Photo by J. Daniel Hurd


“It took me a while to get serious about photography as I was originally a business major who hated being in school studying business. Eventually around 2007 I started focusing on photography and art and taking lots more classes at Moorpark College and that was a turning point for me. I went from barely being able to finish one class a semester to being a full-time student earning top marks and winning scholarships. The faculty there were incredible in so many different ways.

"I wouldn’t be doing any of what I’m doing now if not for Moorpark College."

Jonathan Michael Castillo

“All those professors at Moorpark were wonderful but John Grzywacz was really the person who made everything fall into place for me with believing that a career as a photographer, visual artist and educator were all things I could and should do. He founded the photography department at Moorpark College and taught there for over 40 years before retiring. Moorpark is a pretty special photography program and I’m really grateful for all of the experience and support they gave me over the years.

“After Moorpark, the faculty at Cal State Long Beach played a huge role in developing Car Culture as an ongoing series. Then at Columbia College where I earned by MFA in Photography, the faculty provided strong guidance and mentorship in my professional career, allowing for exposure to diverse perspectives and experiences that continuously challenge, inform, and support my artistic development.”


“I list multiple things as my titles. I think many people are finally coming around to the realization that people are often more than one thing, I still like to make it very clear.

“I have cobbled together a career in photography, visual art and teaching that so far is letting me do the things that are most important to me while also making a living so I think it’s important that I describe what I do to reflect that and not let people put me in a box too easily.”

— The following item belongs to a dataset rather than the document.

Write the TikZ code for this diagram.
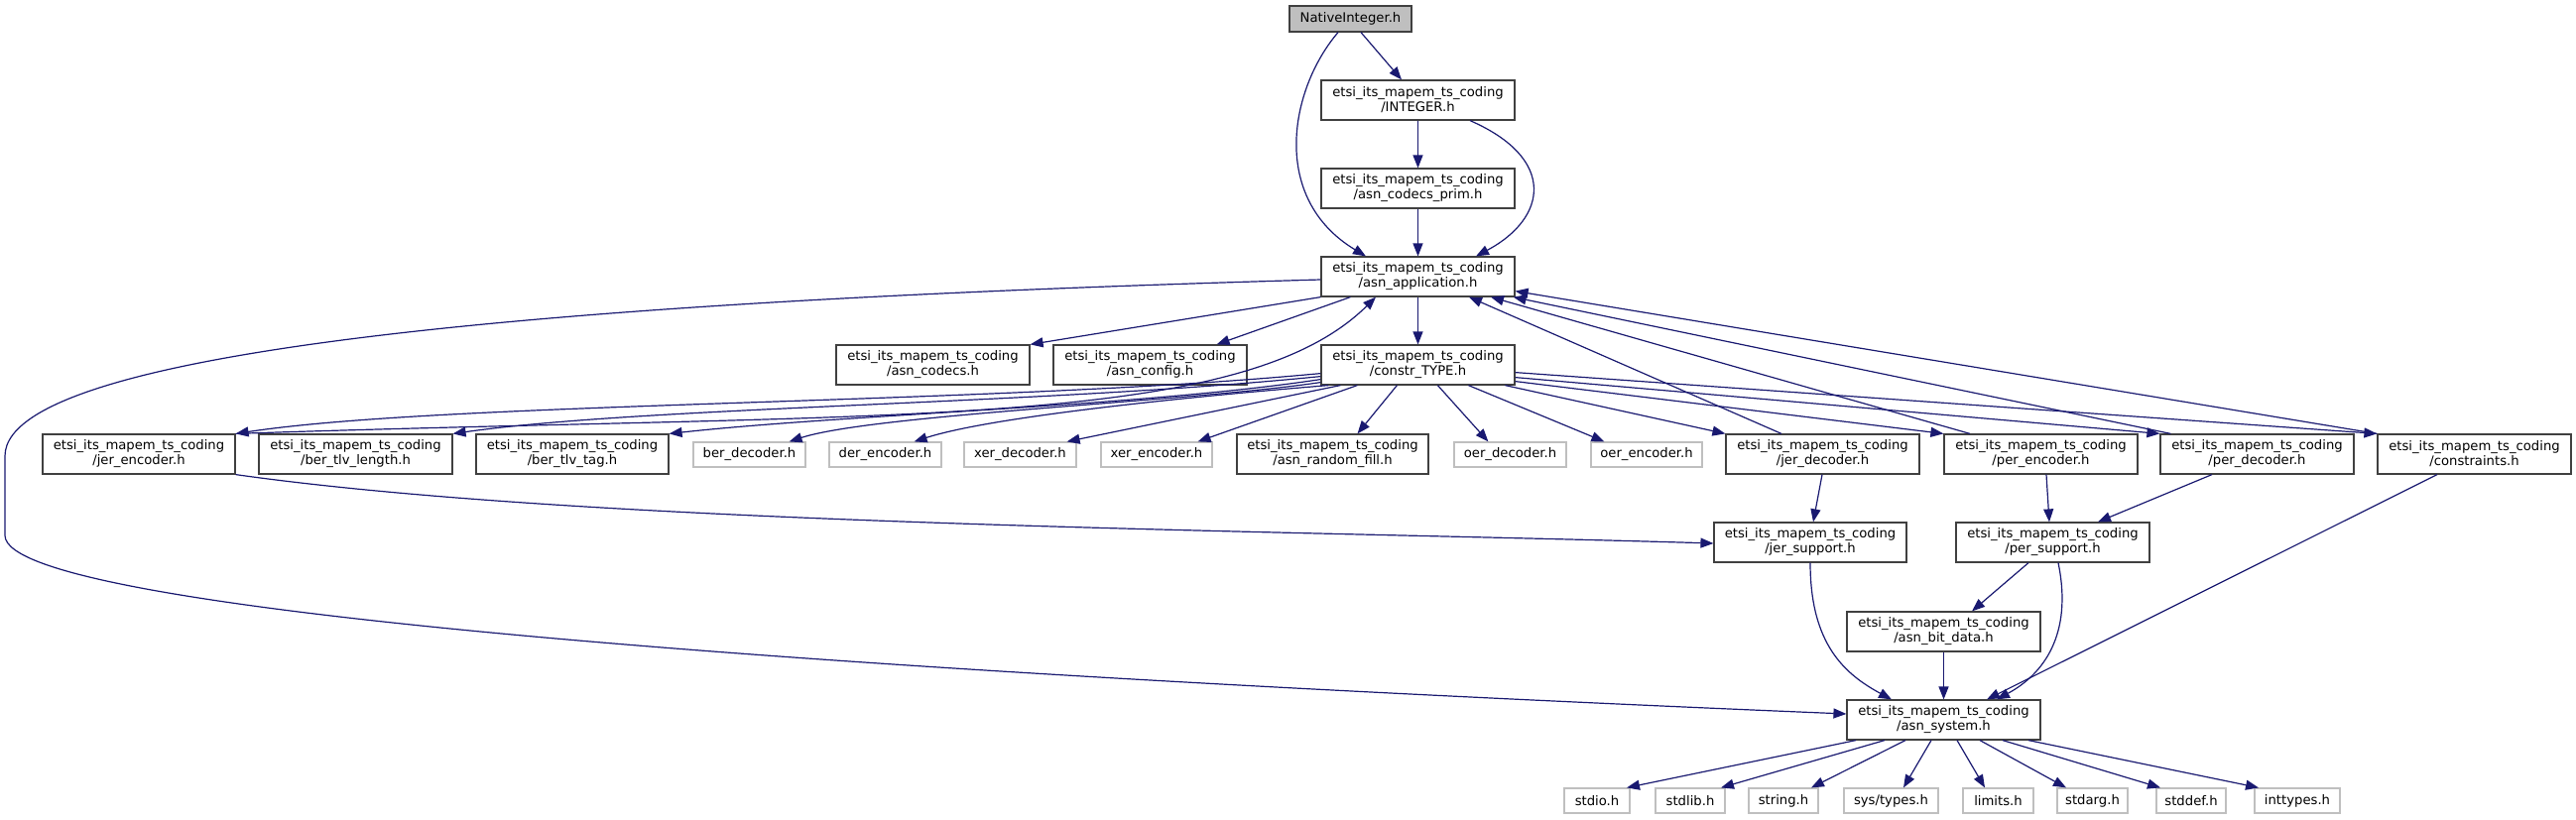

  • Current Diane Dammeyer Fellow in Photographic Arts and Social Issues for a socially engaged photographer to produce a compelling and dynamic body of work highlighting human rights and social issues.
  • MFA from Columbia College Chicago; BFA Photography w/Minor in Anthropology, CSULB (Cum Laude); AS Photography & Photojournalism, Moorpark College.
  • Photography teacher at Hyde Park Art Center in Chicago.
  • He can shoot an apple off your head with an arrow from 90 meters, play a rendition of “In the Mood” on the Tenor Saxophone that would have made Glenn Miller proud, is a retired semi-pro paintball player, once performed in a musical version of Ghostbusters on roller skates and he has pictures to prove it.